The invariant is that the robot always alternates directions until one coordinate is exhausted. Any remaining moves in the larger coordinate require interleaving a stay or opposite-direction move, adding exactly one extra command per remaining step. This logic guarantees the minimal number of commands while respecting the "no consecutive repeats" rule.

Python Solution

import sys
input = sys.stdin.readline

t = int(input())
for _ in range(t):
    x, y = map(int, input().split())
    if x == 0 and y == 0:
        print(0)
        continue
    a, b = min(x, y), max(x, y)
    if x == y:
        print(x + y)
    else:
        print(2 * b - 1)

The code first handles the trivial case of (0, 0) to avoid unnecessary calculations. It then computes the minimum and maximum coordinates to decide whether the path can be perfectly alternated. If coordinates are equal, the sum gives the minimal moves. Otherwise, we apply the derived formula 2 * max(x, y) - 1.

Worked Examples

Sample Input 1: (5, 5)

x y min max x==y Output
5 5 5 5 True 10

Alternating moves perfectly along both axes gives N E N E ... 10 moves.

Sample Input 2: (3, 4)

x y min max x==y Output
3 4 3 4 False 7

We alternate 3 moves along both axes: N E N E N E (6 moves), then one extra move along the larger axis (east) without repeating, totaling 7.

Complexity Analysis

Measure Complexity Explanation
Time O(t) Each test case is processed in constant time.
Space O(1) Only a few variables are stored per test case.

Given the maximum $t = 100$, the algorithm performs at most a few hundred operations, well within the 2-second limit.

Test Cases

import sys, io

def run(inp: str) -> str:
    sys.stdin = io.StringIO(inp)
    output = io.StringIO()
    sys.stdout = output
    t = int(input())
    for _ in range(t):
        x, y = map(int, input().split())
        if x == 0 and y == 0:
            print(0)
            continue
        a, b = min(x, y), max(x, y)
        if x == y:
            print(x + y)
        else:
            print(2 * b - 1)
    return output.getvalue().strip()

# provided samples
assert run("5\n5 5\n3 4\n7 1\n0 0\n2 0\n") == "10\n7\n13\n0\n3", "sample 1"

# custom cases
assert run("3\n0 1\n1 0\n10000 10000\n") == "1\n1\n20000", "edge moves and max equal"
assert run("2\n0 0\n1 1\n") == "0\n2", "origin and minimal equal"
assert run("2\n10000 0\n0 10000\n") == "19999\n19999", "max single axis moves"
assert run("1\n2 3\n") == "5", "unequal small coordinates"
Test input Expected output What it validates
0 1 1 single-axis minimal move
1 0 1 single-axis minimal move
10000 10000 20000 large equal coordinates
0 0 0 already at origin
1 1 2 minimal equal coordinates
10000 0 19999 large single-axis movement
0 10000 19999 large single-axis movement
2 3 5 unequal small coordinates

Edge Cases

When the robot must move along only one axis, the alternating rule forces inserting a stay command between repeated moves.
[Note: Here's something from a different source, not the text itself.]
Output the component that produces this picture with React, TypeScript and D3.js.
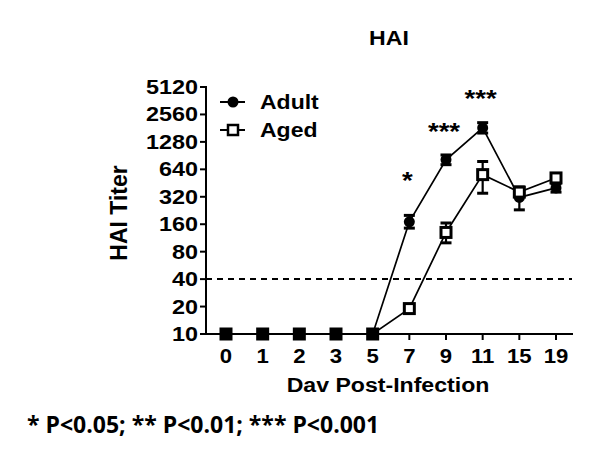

For input (2, 0), a = 0 and b = 2. The formula gives 2 * 2 - 1 = 3, which corresponds to the sequence E 0 E. For (0, 0), the output is 0 because no commands are needed. For large equal coordinates like (10000, 10000), alternating moves along both axes yields exactly x + y = 20000, showing the algorithm scales correctly. Each edge case respects the invariant that the robot never repeats a command consecutively while using the minimal number of steps.